TO DO: Write out the material exactly, leaving every picture behind.
============================================================
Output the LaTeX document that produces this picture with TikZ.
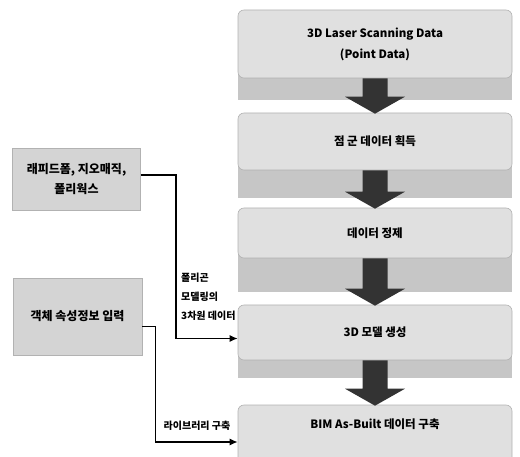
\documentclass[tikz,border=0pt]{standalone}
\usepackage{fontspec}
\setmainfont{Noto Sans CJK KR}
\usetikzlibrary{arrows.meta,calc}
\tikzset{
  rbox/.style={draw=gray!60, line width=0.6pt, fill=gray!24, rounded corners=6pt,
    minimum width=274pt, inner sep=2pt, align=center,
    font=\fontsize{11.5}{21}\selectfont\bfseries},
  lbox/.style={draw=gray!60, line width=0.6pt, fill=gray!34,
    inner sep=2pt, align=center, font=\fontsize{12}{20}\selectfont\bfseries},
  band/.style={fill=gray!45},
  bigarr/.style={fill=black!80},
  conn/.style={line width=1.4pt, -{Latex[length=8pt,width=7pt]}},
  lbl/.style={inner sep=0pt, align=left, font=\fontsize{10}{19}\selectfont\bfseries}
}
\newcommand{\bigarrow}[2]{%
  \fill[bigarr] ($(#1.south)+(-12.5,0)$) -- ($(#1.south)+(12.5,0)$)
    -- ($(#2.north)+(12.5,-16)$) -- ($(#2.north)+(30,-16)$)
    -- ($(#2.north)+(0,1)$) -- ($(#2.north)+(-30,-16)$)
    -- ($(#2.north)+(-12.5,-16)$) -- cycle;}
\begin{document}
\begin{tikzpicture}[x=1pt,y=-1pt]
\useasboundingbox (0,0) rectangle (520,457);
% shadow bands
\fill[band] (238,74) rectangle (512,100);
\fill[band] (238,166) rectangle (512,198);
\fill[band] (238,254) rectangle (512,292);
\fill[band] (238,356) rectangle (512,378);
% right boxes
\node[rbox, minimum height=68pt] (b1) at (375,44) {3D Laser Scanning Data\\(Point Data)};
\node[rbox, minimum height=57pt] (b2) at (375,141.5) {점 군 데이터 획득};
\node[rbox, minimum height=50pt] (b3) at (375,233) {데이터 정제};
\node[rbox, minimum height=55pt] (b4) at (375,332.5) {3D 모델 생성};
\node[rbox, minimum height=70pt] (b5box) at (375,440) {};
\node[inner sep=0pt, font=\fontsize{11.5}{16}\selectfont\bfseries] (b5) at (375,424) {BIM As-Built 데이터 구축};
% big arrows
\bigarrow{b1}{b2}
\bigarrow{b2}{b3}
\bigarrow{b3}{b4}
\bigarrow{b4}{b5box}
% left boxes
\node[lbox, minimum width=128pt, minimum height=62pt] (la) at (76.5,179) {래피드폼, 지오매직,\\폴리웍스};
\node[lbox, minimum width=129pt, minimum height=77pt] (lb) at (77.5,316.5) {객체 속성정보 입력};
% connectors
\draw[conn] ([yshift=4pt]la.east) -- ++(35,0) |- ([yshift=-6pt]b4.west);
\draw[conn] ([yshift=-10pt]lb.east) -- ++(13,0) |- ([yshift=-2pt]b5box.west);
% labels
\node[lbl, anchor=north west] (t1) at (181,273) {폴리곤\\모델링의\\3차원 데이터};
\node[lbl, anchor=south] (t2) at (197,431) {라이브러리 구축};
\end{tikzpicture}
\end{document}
============================================================
FINISHED ANSWER:
Output the LaTeX document that produces this picture with TikZ.
\documentclass[tikz,border=0pt]{standalone}
\usepackage{fontspec}
\setmainfont{Noto Sans CJK KR}
\usetikzlibrary{arrows.meta,calc}
\tikzset{
  rbox/.style={draw=gray!60, line width=0.6pt, fill=gray!24, rounded corners=6pt,
    minimum width=274pt, inner sep=2pt, align=center,
    font=\fontsize{11.5}{21}\selectfont\bfseries},
  lbox/.style={draw=gray!60, line width=0.6pt, fill=gray!34,
    inner sep=2pt, align=center, font=\fontsize{12}{20}\selectfont\bfseries},
  band/.style={fill=gray!45},
  bigarr/.style={fill=black!80},
  conn/.style={line width=1.4pt, -{Latex[length=8pt,width=7pt]}},
  lbl/.style={inner sep=0pt, align=left, font=\fontsize{10}{19}\selectfont\bfseries}
}
\newcommand{\bigarrow}[2]{%
  \fill[bigarr] ($(#1.south)+(-12.5,0)$) -- ($(#1.south)+(12.5,0)$)
    -- ($(#2.north)+(12.5,-16)$) -- ($(#2.north)+(30,-16)$)
    -- ($(#2.north)+(0,1)$) -- ($(#2.north)+(-30,-16)$)
    -- ($(#2.north)+(-12.5,-16)$) -- cycle;}
\begin{document}
\begin{tikzpicture}[x=1pt,y=-1pt]
\useasboundingbox (0,0) rectangle (520,457);
% shadow bands
\fill[band] (238,74) rectangle (512,100);
\fill[band] (238,166) rectangle (512,198);
\fill[band] (238,254) rectangle (512,292);
\fill[band] (238,356) rectangle (512,378);
% right boxes
\node[rbox, minimum height=68pt] (b1) at (375,44) {3D Laser Scanning Data\\(Point Data)};
\node[rbox, minimum height=57pt] (b2) at (375,141.5) {점 군 데이터 획득};
\node[rbox, minimum height=50pt] (b3) at (375,233) {데이터 정제};
\node[rbox, minimum height=55pt] (b4) at (375,332.5) {3D 모델 생성};
\node[rbox, minimum height=70pt] (b5box) at (375,440) {};
\node[inner sep=0pt, font=\fontsize{11.5}{16}\selectfont\bfseries] (b5) at (375,424) {BIM As-Built 데이터 구축};
% big arrows
\bigarrow{b1}{b2}
\bigarrow{b2}{b3}
\bigarrow{b3}{b4}
\bigarrow{b4}{b5box}
% left boxes
\node[lbox, minimum width=128pt, minimum height=62pt] (la) at (76.5,179) {래피드폼, 지오매직,\\폴리웍스};
\node[lbox, minimum width=129pt, minimum height=77pt] (lb) at (77.5,316.5) {객체 속성정보 입력};
% connectors
\draw[conn] ([yshift=4pt]la.east) -- ++(35,0) |- ([yshift=-6pt]b4.west);
\draw[conn] ([yshift=-10pt]lb.east) -- ++(13,0) |- ([yshift=-2pt]b5box.west);
% labels
\node[lbl, anchor=north west] (t1) at (181,273) {폴리곤\\모델링의\\3차원 데이터};
\node[lbl, anchor=south] (t2) at (197,431) {라이브러리 구축};
\end{tikzpicture}
\end{document}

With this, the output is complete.